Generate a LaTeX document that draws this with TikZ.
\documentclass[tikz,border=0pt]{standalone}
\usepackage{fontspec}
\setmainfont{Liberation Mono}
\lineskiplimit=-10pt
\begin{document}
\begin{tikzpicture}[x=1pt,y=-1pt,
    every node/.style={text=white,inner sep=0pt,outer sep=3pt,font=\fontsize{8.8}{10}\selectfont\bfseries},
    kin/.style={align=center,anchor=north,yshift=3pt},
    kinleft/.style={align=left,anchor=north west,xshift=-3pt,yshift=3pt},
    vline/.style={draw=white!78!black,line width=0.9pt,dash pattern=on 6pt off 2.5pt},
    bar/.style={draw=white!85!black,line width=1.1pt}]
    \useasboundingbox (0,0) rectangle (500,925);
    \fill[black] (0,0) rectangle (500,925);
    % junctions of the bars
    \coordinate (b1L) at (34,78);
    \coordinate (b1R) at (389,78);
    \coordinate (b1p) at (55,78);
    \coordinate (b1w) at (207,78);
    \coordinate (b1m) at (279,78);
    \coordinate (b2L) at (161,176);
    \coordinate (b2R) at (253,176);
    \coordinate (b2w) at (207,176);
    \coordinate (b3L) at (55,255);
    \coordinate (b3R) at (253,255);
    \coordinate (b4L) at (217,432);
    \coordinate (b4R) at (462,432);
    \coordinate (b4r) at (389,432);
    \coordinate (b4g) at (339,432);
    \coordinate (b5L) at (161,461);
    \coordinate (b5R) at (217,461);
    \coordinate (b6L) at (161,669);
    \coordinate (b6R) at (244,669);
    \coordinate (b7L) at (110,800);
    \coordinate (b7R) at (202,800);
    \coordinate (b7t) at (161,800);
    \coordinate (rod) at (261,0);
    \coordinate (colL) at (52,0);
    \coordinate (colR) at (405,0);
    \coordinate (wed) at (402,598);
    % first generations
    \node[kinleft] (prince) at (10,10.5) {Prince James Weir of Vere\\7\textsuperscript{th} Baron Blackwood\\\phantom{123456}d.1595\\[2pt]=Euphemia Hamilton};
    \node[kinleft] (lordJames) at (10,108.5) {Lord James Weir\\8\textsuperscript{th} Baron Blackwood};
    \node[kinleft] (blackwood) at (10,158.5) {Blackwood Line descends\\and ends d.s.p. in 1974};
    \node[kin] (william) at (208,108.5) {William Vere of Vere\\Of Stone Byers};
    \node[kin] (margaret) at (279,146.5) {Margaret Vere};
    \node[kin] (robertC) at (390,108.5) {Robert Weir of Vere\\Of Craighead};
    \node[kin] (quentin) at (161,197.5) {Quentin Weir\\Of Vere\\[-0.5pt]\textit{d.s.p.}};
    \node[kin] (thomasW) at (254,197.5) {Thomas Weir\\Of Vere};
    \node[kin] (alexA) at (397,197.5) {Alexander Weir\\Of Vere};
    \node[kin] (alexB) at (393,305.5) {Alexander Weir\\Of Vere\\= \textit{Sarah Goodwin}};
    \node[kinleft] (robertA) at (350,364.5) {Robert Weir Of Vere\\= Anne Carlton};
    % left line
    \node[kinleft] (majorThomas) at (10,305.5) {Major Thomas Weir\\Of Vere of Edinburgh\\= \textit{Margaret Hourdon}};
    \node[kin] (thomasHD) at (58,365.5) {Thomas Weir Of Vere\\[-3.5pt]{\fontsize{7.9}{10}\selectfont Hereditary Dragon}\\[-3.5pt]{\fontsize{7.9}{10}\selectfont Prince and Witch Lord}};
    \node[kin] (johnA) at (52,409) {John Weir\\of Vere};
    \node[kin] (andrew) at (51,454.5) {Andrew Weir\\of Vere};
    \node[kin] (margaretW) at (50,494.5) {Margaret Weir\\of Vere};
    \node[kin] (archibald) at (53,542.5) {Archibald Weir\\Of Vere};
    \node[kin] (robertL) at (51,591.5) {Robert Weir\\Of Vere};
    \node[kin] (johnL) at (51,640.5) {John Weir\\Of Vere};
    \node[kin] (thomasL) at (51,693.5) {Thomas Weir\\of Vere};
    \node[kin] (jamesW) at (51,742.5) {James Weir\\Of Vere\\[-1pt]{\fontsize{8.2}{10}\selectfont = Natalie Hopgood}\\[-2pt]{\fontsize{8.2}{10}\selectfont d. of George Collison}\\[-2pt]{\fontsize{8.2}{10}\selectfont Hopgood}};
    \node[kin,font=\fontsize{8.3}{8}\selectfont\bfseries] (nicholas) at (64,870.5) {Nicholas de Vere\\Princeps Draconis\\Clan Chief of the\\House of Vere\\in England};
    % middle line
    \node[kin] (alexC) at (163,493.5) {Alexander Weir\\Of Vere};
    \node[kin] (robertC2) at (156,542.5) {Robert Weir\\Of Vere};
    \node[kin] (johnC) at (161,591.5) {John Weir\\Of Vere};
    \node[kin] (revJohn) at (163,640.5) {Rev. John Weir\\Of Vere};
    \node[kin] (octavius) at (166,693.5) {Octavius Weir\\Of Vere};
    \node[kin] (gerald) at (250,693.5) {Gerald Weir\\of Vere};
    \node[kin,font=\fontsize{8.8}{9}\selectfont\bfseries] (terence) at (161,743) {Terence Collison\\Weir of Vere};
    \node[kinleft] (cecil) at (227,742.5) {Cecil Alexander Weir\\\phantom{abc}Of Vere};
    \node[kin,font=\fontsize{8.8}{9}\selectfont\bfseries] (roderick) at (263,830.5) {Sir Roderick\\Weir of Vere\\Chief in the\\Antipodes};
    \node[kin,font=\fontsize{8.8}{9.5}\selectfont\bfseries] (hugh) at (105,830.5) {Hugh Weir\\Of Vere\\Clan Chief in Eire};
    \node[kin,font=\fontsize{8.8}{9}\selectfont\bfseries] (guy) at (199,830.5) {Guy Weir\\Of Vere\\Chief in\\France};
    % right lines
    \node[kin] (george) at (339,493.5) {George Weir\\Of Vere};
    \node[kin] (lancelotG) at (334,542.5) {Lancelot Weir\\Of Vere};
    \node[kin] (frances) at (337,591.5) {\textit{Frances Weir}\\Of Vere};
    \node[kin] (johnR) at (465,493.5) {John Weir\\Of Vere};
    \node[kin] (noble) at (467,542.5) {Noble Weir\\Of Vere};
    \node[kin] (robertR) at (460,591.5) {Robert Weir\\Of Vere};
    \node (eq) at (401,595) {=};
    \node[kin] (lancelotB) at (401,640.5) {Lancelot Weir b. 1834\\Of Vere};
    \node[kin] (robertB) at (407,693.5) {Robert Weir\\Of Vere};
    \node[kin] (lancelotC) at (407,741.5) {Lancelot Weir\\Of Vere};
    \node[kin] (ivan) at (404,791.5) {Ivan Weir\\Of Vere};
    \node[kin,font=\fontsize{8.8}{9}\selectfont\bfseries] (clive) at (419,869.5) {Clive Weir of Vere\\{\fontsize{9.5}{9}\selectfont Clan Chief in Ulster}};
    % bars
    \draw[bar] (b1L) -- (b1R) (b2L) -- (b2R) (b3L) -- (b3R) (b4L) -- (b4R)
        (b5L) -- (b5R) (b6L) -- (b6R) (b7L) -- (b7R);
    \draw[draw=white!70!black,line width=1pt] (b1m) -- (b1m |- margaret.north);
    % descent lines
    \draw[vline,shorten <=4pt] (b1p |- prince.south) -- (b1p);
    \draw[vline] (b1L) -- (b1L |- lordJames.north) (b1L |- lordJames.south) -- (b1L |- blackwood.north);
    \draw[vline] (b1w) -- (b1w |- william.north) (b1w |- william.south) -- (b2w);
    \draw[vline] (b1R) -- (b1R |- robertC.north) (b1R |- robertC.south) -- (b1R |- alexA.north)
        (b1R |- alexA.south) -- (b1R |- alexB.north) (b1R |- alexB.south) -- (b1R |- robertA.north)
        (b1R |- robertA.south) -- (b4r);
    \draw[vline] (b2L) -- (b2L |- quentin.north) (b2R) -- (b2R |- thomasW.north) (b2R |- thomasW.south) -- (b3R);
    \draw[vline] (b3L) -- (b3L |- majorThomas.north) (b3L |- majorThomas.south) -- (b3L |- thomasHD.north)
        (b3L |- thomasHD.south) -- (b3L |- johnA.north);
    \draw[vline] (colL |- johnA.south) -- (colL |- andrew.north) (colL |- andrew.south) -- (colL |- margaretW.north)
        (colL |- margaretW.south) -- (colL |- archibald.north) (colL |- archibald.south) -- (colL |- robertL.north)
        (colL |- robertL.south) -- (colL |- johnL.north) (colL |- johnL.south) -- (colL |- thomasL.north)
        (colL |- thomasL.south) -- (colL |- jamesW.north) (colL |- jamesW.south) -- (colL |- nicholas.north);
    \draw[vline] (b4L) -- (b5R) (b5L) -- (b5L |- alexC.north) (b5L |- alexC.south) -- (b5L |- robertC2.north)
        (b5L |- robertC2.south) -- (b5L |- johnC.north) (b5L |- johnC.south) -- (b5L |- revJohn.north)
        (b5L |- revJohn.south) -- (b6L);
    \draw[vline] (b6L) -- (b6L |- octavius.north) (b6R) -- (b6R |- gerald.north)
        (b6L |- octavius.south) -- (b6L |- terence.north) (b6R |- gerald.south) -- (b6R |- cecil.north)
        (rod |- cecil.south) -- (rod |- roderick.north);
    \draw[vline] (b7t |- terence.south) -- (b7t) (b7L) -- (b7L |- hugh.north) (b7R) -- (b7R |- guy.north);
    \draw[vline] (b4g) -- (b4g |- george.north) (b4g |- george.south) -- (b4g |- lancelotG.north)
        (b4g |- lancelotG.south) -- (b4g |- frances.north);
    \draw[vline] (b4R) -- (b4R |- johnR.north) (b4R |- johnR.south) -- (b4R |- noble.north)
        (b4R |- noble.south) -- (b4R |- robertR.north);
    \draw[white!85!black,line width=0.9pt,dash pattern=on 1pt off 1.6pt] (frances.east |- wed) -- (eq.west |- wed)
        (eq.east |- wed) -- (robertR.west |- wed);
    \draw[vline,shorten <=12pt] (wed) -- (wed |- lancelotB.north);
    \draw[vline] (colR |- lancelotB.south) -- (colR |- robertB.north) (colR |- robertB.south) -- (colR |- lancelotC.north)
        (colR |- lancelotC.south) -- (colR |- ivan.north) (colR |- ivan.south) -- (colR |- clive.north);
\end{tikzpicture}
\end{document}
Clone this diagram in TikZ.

- **Exercise details**
Report all lines of the data above that include the string "this".

- **Task answer**
Generate a LaTeX document that draws this with TikZ.
Clone this diagram in TikZ.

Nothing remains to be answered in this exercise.